Tutors also argue that the pay fails to take into account the ‘extras’ such as “answering emails and meeting with students,” which is not claimable. To add to this, the “time-consuming paperwork” such as “entering the roll call into the system, chasing student attendance, notifying the course administrator of absent students” all fail to be covered by the hour of preparation for each tutorial group and again are not claimable. These financial impacts take a toll. Around two thirds of PhD tutors are forced to work another job to sustain themselves financially. This only adds to the pressure to prepare, teach and carry out their own research to a high standard.
Academic Experience: “my teaching is research-led, but equally, my research is often teaching-led.”
Given the ill-calculated wage, casual contract and time-consumption, the simple solution may appear to be for PhD students to stop working for the university. However, for many, teaching experience is either explicitly demanded in the terms of their PhD contract or implicitly required to pursue a career in academia. One tutor responded that it is an “essential requirement for academic jobs.” This reality is recognised by the respondents, with 86 per cent of them considering teaching as a crucial part of their academic experience.
This reflects an important point; that the majority of tutors genuinely enjoy teaching, describing it as a “fascinating experience,” “fun and rewarding despite the exploitative conditions.” Many tutors acknowledge the important role that being a point of contact between new avenues of thought and new enquiring minds brings, stating that “being able to explain complex ideas to a younger generation of students is extremely important” indeed another tutor argues that it is “under appreciated” in the academic community.“Helping others understand and guiding them” should be a “top goal.” This is emphasised by another respondent, who believes that “there is little point in acquiring knowledge if we are unable to communicate it in a way [so] that the next person can do the same.”
In light of this, it is a shock that most of the respondents are uncertain whether they would like to continue being a tutorial leader. This is due to the fact that 62 per cent say that they would call their employment precarious as there are “more applicants than positions,” and a further 60 per cent saying that they have to work other jobs. Furthermore, the university has enacted policies on who can be hired as a tutor “with preference given to people in the 2nd-3rd years of their PhD.”
And yet, despite the vocational attraction, practical benefits and enjoyment of the job, most respondents said that they were uncertain whether to continue tutoring. In light of this, it is a shock that most of the respondents are uncertain whether they would like to continue being a tutorial leader. This is due to the fact that 62 per cent say that they would call their employment precarious as there are “more applicants than positions,” and a further 60 per cent saying that they have to work other jobs. Furthermore, the university has enacted policies on who can be hired as a tutor “with preference given to people in the 2nd-3rd years of their PhD.” In Ogryzko’s words, ‘it’s just poor economics because as a society, we are not investing enough in the next generation of lecturers, the next generation of researchers. And there is a limit to what anyone can do with the incentives that are given’. The impact of overworked, underpaid tutors with little to no training is not only an issue that is restricted to PhD tutors-it has a negative impact on the quality of all undergraduate education at the university. This is the consequence of a system wherein a significant portion of direct teaching that undergraduates receive is from PhD tutors who function as a key link between the material and the student.

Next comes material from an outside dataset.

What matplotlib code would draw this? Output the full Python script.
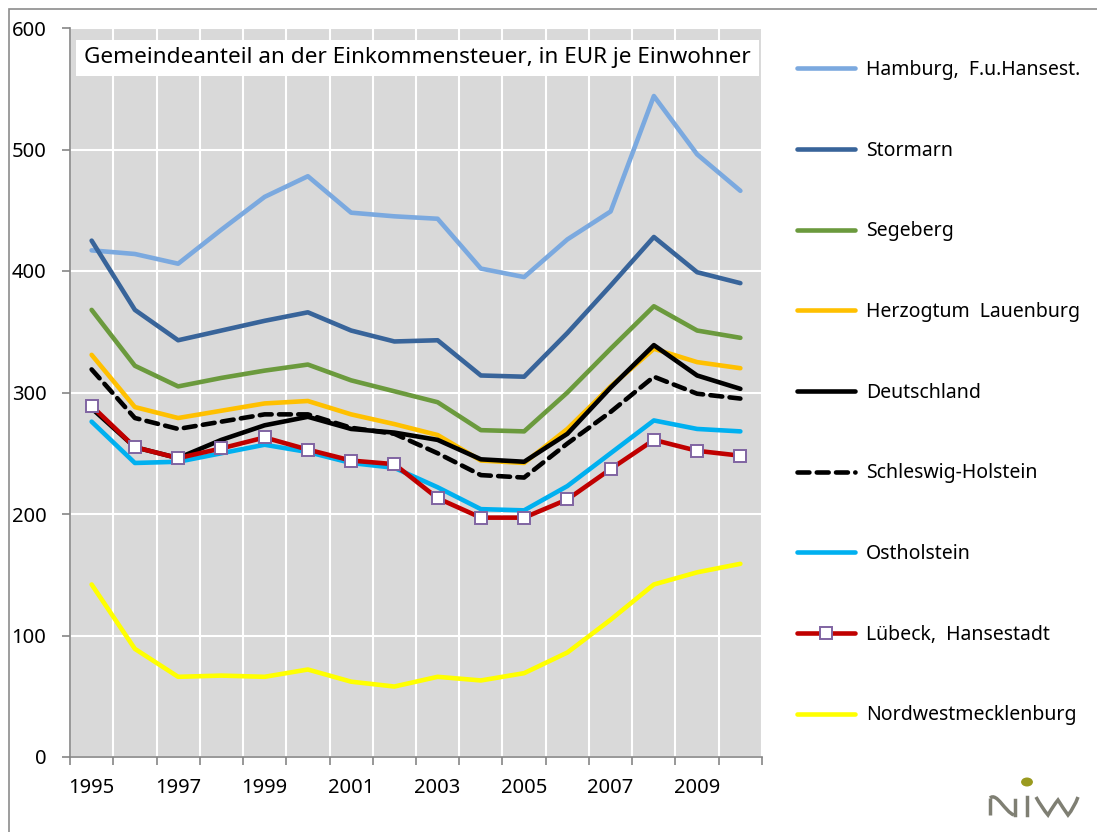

As a Russell Group member, the University of Edinburgh appears to be overlooking the value of tutors in the academic hierarchy. As the data presented has shown, underestimated pay calculations can affect the tutor’s ability to prepare, teach and assess, which has a direct, significant impact on the undergraduate experience. Detailed and accurate marks and feedback are one of the basic expectations for a university to provide to its students, but the expertise that goes into performing this basic service is clearly being drastically undervalued by the university. Undergraduate students, faced with their own problems, often do not think about the financial and work-related pressures on their teachers. Yet as fee-paying students, not only should it be a shock that roughly 0.008 per cent of undergraduate fees go into marking pay, but students should be active in condemning the pressure on their tutors.
Yet, after years of falling through the cracks, the representation of those employed under guaranteed hours contracts is now one of the University and College Union’s (UCU) main priorities. Nik Ogryzko, UCU Edinburgh officer for fixed term and hourly paid staff, is optimistic that the administration shows a genuine desire to improve but realistic about the difficulties of change to such a large organisation, likening it to “turning around an oil tanker.” The UCU has recently signed an agreement with the university regarding the rights and regulation of guaranteed hours staff. While the details are yet to be published, Ogryzko claims that “the university has recognised that this is an issue and there are some schools and some departments where things sometimes slip through the cracks…so it is mainly about the fact that our current policies are a little bit more strictly enforced.” Time is the key issue for Ogryzko, but “unfortunately for us, time is something that our PhD students don’t have because we are on fixed-term contracts in precarious positions, so it is a question of whether any of us will still be around when these benefits are reached. Progress is slow, but I think we are definitely going in the right direction.”
A spokesperson for the University of Edinburgh said: “We value the work of our tutors, and take their wellbeing very seriously. We are working closely with the University and College Union (UCU) on these issues, and its members are being kept informed. The ‘Have Your Say’ suggestion site gives staff and students the opportunity to suggest ways we can improve. All suggestions are considered, with responses and developments posted online.”
Considering the evidence reflected upon above, the disparity between the university’s emphasis upon its high standards of teaching and the resources which it expends to maintain such standards appears exploitative and poorly reasoned. As is suggested in the research conducted in this investigation, tutors in CAHSS are being subjected to a competitive, uncertain and pressurised working environment, without proper consideration of their wellbeing. It would appear that the university’s claims of ‘world-class teaching’ are far from the realities of tutor’s experiences.